Written exercise:
Reproduce every line of the material below, but drop the pictures.

Dataset excerpt:
• • • • •
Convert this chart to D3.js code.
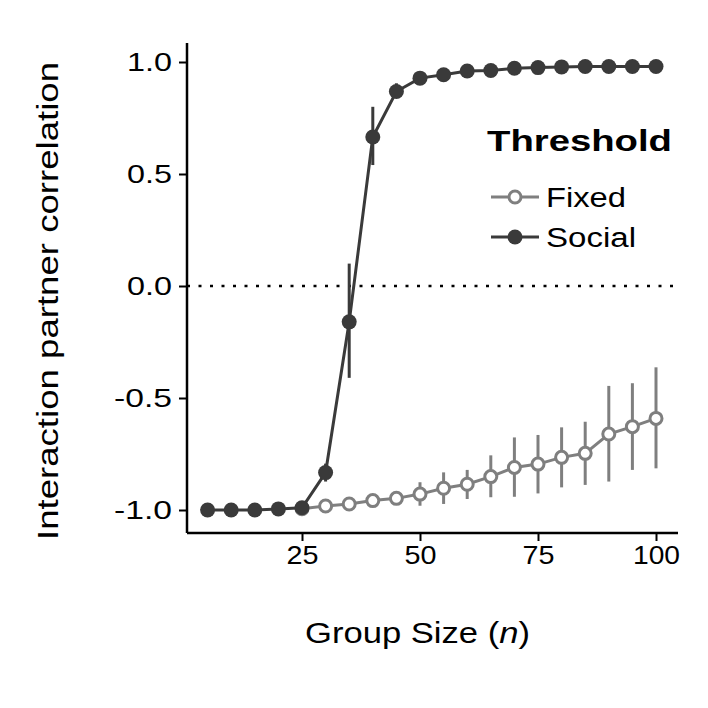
<!DOCTYPE html>
<html><head><meta charset="utf-8">
<script src="https://cdn.jsdelivr.net/npm/d3@7"></script>
<style>body{margin:0;background:#fff}text{font-family:"Liberation Sans",Arial,sans-serif}</style>
</head><body><div id="chart"></div>
<script>
// ── Data ──
const groupSizes = [5,10,15,20,25,30,35,40,45,50,55,60,65,70,75,80,85,90,95,100];
const fixedMean = [-1,-1,-1,-1,-0.994,-0.982,-0.973,-0.958,-0.948,-0.929,-0.903,-0.885,-0.851,-0.81,-0.795,-0.765,-0.747,-0.661,-0.628,-0.591];
const fixedLo   = [-1,-1,-1,-1,-0.998,-0.99,-0.985,-0.972,-0.965,-0.981,-0.973,-0.951,-0.943,-0.941,-0.926,-0.899,-0.888,-0.873,-0.821,-0.814];
const fixedHi   = [-1,-1,-1,-1,-0.99,-0.974,-0.961,-0.944,-0.931,-0.876,-0.832,-0.821,-0.756,-0.676,-0.665,-0.631,-0.606,-0.446,-0.434,-0.363];
const socialMean = [-1,-1,-1,-0.995,-0.99,-0.833,-0.16,0.665,0.868,0.928,0.943,0.96,0.962,0.972,0.975,0.978,0.98,0.98,0.98,0.98];
const socialLo   = [-1,-1,-1,-0.998,-0.995,-0.873,-0.41,0.54,0.84,0.915,0.935,0.955,0.957,0.968,0.972,0.975,0.977,0.977,0.977,0.977];
const socialHi   = [-1,-1,-1,-0.992,-0.985,-0.793,0.10,0.80,0.905,0.941,0.951,0.965,0.967,0.976,0.978,0.981,0.983,0.983,0.983,0.983];
const yTicks = [1.0, 0.5, 0.0, -0.5, -1.0];
const xTicks = [25, 50, 75, 100];

const W = 708, H = 708;
const x = d3.scaleLinear().domain([0, 100]).range([184, 656]);
const y = d3.scaleLinear().domain([-1, 1]).range([510, 62]);
const xL = 187, xR = 678, yT = 43, yB = 533;

const svg = d3.select("#chart").append("svg").attr("width", W).attr("height", H);

// zero line
svg.append("line").attr("x1", xL).attr("x2", xR).attr("y1", y(0)).attr("y2", y(0))
  .attr("stroke", "#000").attr("stroke-width", 2.5).attr("stroke-dasharray", "3,8.5");

// axes
const ax = svg.append("g").attr("transform", `translate(0,${yB})`)
  .call(d3.axisBottom(x).tickValues(xTicks).tickSize(8).tickPadding(5));
const ay = svg.append("g").attr("transform", `translate(${xL},0)`)
  .call(d3.axisLeft(y).tickValues(yTicks).tickSize(8).tickPadding(7)
    .tickFormat(d => d3.format(".1f")(d).replace("\u2212", "-")));
[ax, ay].forEach(a => {
  a.select(".domain").remove();
  a.selectAll("line").attr("stroke", "#000").attr("stroke-width", 2);
  a.selectAll("text").attr("font-size", 25).attr("fill", "#000").attr("font-family", "Arial, Liberation Sans, sans-serif");
});
ay.selectAll("text").attr("textLength", d => d < 0 ? 58 : 45).attr("lengthAdjust", "spacingAndGlyphs");
ax.selectAll("text").attr("textLength", d => d === 100 ? 47 : 32).attr("lengthAdjust", "spacingAndGlyphs");
svg.append("line").attr("x1", xL).attr("x2", xR).attr("y1", yB).attr("y2", yB).attr("stroke", "#000").attr("stroke-width", 2.5);
svg.append("line").attr("x1", xL).attr("x2", xL).attr("y1", yT).attr("y2", yB).attr("stroke", "#000").attr("stroke-width", 2.5);

// titles
svg.append("text").attr("x", 305).attr("y", 643).attr("font-size", 30)
  .attr("textLength", 225).attr("lengthAdjust", "spacingAndGlyphs")
  .html('Group Size (<tspan font-style="italic">n</tspan>)');
svg.append("text").attr("transform", "translate(58,540) rotate(-90)")
  .attr("font-size", 30).attr("textLength", 478).attr("lengthAdjust", "spacingAndGlyphs")
  .text("Interaction partner correlation");

function series(mean, lo, hi, color, fill, start) {
  const idx = groupSizes.map((d, i) => i).filter(i => i >= start);
  const g = svg.append("g");
  g.selectAll("line.err").data(idx).join("line")
    .attr("x1", i => x(groupSizes[i])).attr("x2", i => x(groupSizes[i]))
    .attr("y1", i => y(lo[i])).attr("y2", i => y(hi[i]))
    .attr("stroke", color).attr("stroke-width", 3);
  g.append("path").datum(idx)
    .attr("d", d3.line().x(i => x(groupSizes[i])).y(i => y(mean[i])))
    .attr("fill", "none").attr("stroke", color).attr("stroke-width", 3);
  g.selectAll("circle").data(idx).join("circle")
    .attr("cx", i => x(groupSizes[i])).attr("cy", i => y(mean[i]))
    .attr("r", fill === "#fff" ? 6 : 7.5)
    .attr("fill", fill).attr("stroke", color).attr("stroke-width", fill === "#fff" ? 3 : 0);
}
series(fixedMean, fixedLo, fixedHi, "#7f7f7f", "#fff", 4);
series(socialMean, socialLo, socialHi, "#3a3a3a", "#3a3a3a", 0);

// legend
svg.append("text").attr("x", 487).attr("y", 151).attr("font-size", 30).attr("font-weight", "bold")
  .attr("textLength", 185).attr("lengthAdjust", "spacingAndGlyphs").text("Threshold");
const leg = [["Fixed", "#7f7f7f", "#fff", 197, 80], ["Social", "#3a3a3a", "#3a3a3a", 237, 90]];
leg.forEach(([lab, c, f, ly, tl]) => {
  svg.append("line").attr("x1", 491).attr("x2", 539).attr("y1", ly).attr("y2", ly).attr("stroke", c).attr("stroke-width", 3);
  svg.append("circle").attr("cx", 515).attr("cy", ly).attr("r", f === "#fff" ? 6 : 7.5)
    .attr("fill", f).attr("stroke", c).attr("stroke-width", f === "#fff" ? 3 : 0);
  svg.append("text").attr("x", 546).attr("y", ly + 10).attr("font-size", 27)
    .attr("textLength", tl).attr("lengthAdjust", "spacingAndGlyphs").text(lab);
});
</script></body></html>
• • • • •
Problem solution:
Convert this chart to D3.js code.
<!DOCTYPE html>
<html><head><meta charset="utf-8">
<script src="https://cdn.jsdelivr.net/npm/d3@7"></script>
<style>body{margin:0;background:#fff}text{font-family:"Liberation Sans",Arial,sans-serif}</style>
</head><body><div id="chart"></div>
<script>
// ── Data ──
const groupSizes = [5,10,15,20,25,30,35,40,45,50,55,60,65,70,75,80,85,90,95,100];
const fixedMean = [-1,-1,-1,-1,-0.994,-0.982,-0.973,-0.958,-0.948,-0.929,-0.903,-0.885,-0.851,-0.81,-0.795,-0.765,-0.747,-0.661,-0.628,-0.591];
const fixedLo   = [-1,-1,-1,-1,-0.998,-0.99,-0.985,-0.972,-0.965,-0.981,-0.973,-0.951,-0.943,-0.941,-0.926,-0.899,-0.888,-0.873,-0.821,-0.814];
const fixedHi   = [-1,-1,-1,-1,-0.99,-0.974,-0.961,-0.944,-0.931,-0.876,-0.832,-0.821,-0.756,-0.676,-0.665,-0.631,-0.606,-0.446,-0.434,-0.363];
const socialMean = [-1,-1,-1,-0.995,-0.99,-0.833,-0.16,0.665,0.868,0.928,0.943,0.96,0.962,0.972,0.975,0.978,0.98,0.98,0.98,0.98];
const socialLo   = [-1,-1,-1,-0.998,-0.995,-0.873,-0.41,0.54,0.84,0.915,0.935,0.955,0.957,0.968,0.972,0.975,0.977,0.977,0.977,0.977];
const socialHi   = [-1,-1,-1,-0.992,-0.985,-0.793,0.10,0.80,0.905,0.941,0.951,0.965,0.967,0.976,0.978,0.981,0.983,0.983,0.983,0.983];
const yTicks = [1.0, 0.5, 0.0, -0.5, -1.0];
const xTicks = [25, 50, 75, 100];

const W = 708, H = 708;
const x = d3.scaleLinear().domain([0, 100]).range([184, 656]);
const y = d3.scaleLinear().domain([-1, 1]).range([510, 62]);
const xL = 187, xR = 678, yT = 43, yB = 533;

const svg = d3.select("#chart").append("svg").attr("width", W).attr("height", H);

// zero line
svg.append("line").attr("x1", xL).attr("x2", xR).attr("y1", y(0)).attr("y2", y(0))
  .attr("stroke", "#000").attr("stroke-width", 2.5).attr("stroke-dasharray", "3,8.5");

// axes
const ax = svg.append("g").attr("transform", `translate(0,${yB})`)
  .call(d3.axisBottom(x).tickValues(xTicks).tickSize(8).tickPadding(5));
const ay = svg.append("g").attr("transform", `translate(${xL},0)`)
  .call(d3.axisLeft(y).tickValues(yTicks).tickSize(8).tickPadding(7)
    .tickFormat(d => d3.format(".1f")(d).replace("\u2212", "-")));
[ax, ay].forEach(a => {
  a.select(".domain").remove();
  a.selectAll("line").attr("stroke", "#000").attr("stroke-width", 2);
  a.selectAll("text").attr("font-size", 25).attr("fill", "#000").attr("font-family", "Arial, Liberation Sans, sans-serif");
});
ay.selectAll("text").attr("textLength", d => d < 0 ? 58 : 45).attr("lengthAdjust", "spacingAndGlyphs");
ax.selectAll("text").attr("textLength", d => d === 100 ? 47 : 32).attr("lengthAdjust", "spacingAndGlyphs");
svg.append("line").attr("x1", xL).attr("x2", xR).attr("y1", yB).attr("y2", yB).attr("stroke", "#000").attr("stroke-width", 2.5);
svg.append("line").attr("x1", xL).attr("x2", xL).attr("y1", yT).attr("y2", yB).attr("stroke", "#000").attr("stroke-width", 2.5);

// titles
svg.append("text").attr("x", 305).attr("y", 643).attr("font-size", 30)
  .attr("textLength", 225).attr("lengthAdjust", "spacingAndGlyphs")
  .html('Group Size (<tspan font-style="italic">n</tspan>)');
svg.append("text").attr("transform", "translate(58,540) rotate(-90)")
  .attr("font-size", 30).attr("textLength", 478).attr("lengthAdjust", "spacingAndGlyphs")
  .text("Interaction partner correlation");

function series(mean, lo, hi, color, fill, start) {
  const idx = groupSizes.map((d, i) => i).filter(i => i >= start);
  const g = svg.append("g");
  g.selectAll("line.err").data(idx).join("line")
    .attr("x1", i => x(groupSizes[i])).attr("x2", i => x(groupSizes[i]))
    .attr("y1", i => y(lo[i])).attr("y2", i => y(hi[i]))
    .attr("stroke", color).attr("stroke-width", 3);
  g.append("path").datum(idx)
    .attr("d", d3.line().x(i => x(groupSizes[i])).y(i => y(mean[i])))
    .attr("fill", "none").attr("stroke", color).attr("stroke-width", 3);
  g.selectAll("circle").data(idx).join("circle")
    .attr("cx", i => x(groupSizes[i])).attr("cy", i => y(mean[i]))
    .attr("r", fill === "#fff" ? 6 : 7.5)
    .attr("fill", fill).attr("stroke", color).attr("stroke-width", fill === "#fff" ? 3 : 0);
}
series(fixedMean, fixedLo, fixedHi, "#7f7f7f", "#fff", 4);
series(socialMean, socialLo, socialHi, "#3a3a3a", "#3a3a3a", 0);

// legend
svg.append("text").attr("x", 487).attr("y", 151).attr("font-size", 30).attr("font-weight", "bold")
  .attr("textLength", 185).attr("lengthAdjust", "spacingAndGlyphs").text("Threshold");
const leg = [["Fixed", "#7f7f7f", "#fff", 197, 80], ["Social", "#3a3a3a", "#3a3a3a", 237, 90]];
leg.forEach(([lab, c, f, ly, tl]) => {
  svg.append("line").attr("x1", 491).attr("x2", 539).attr("y1", ly).attr("y2", ly).attr("stroke", c).attr("stroke-width", 3);
  svg.append("circle").attr("cx", 515).attr("cy", ly).attr("r", f === "#fff" ? 6 : 7.5)
    .attr("fill", f).attr("stroke", c).attr("stroke-width", f === "#fff" ? 3 : 0);
  svg.append("text").attr("x", 546).attr("y", ly + 10).attr("font-size", 27)
    .attr("textLength", tl).attr("lengthAdjust", "spacingAndGlyphs").text(lab);
});
</script></body></html>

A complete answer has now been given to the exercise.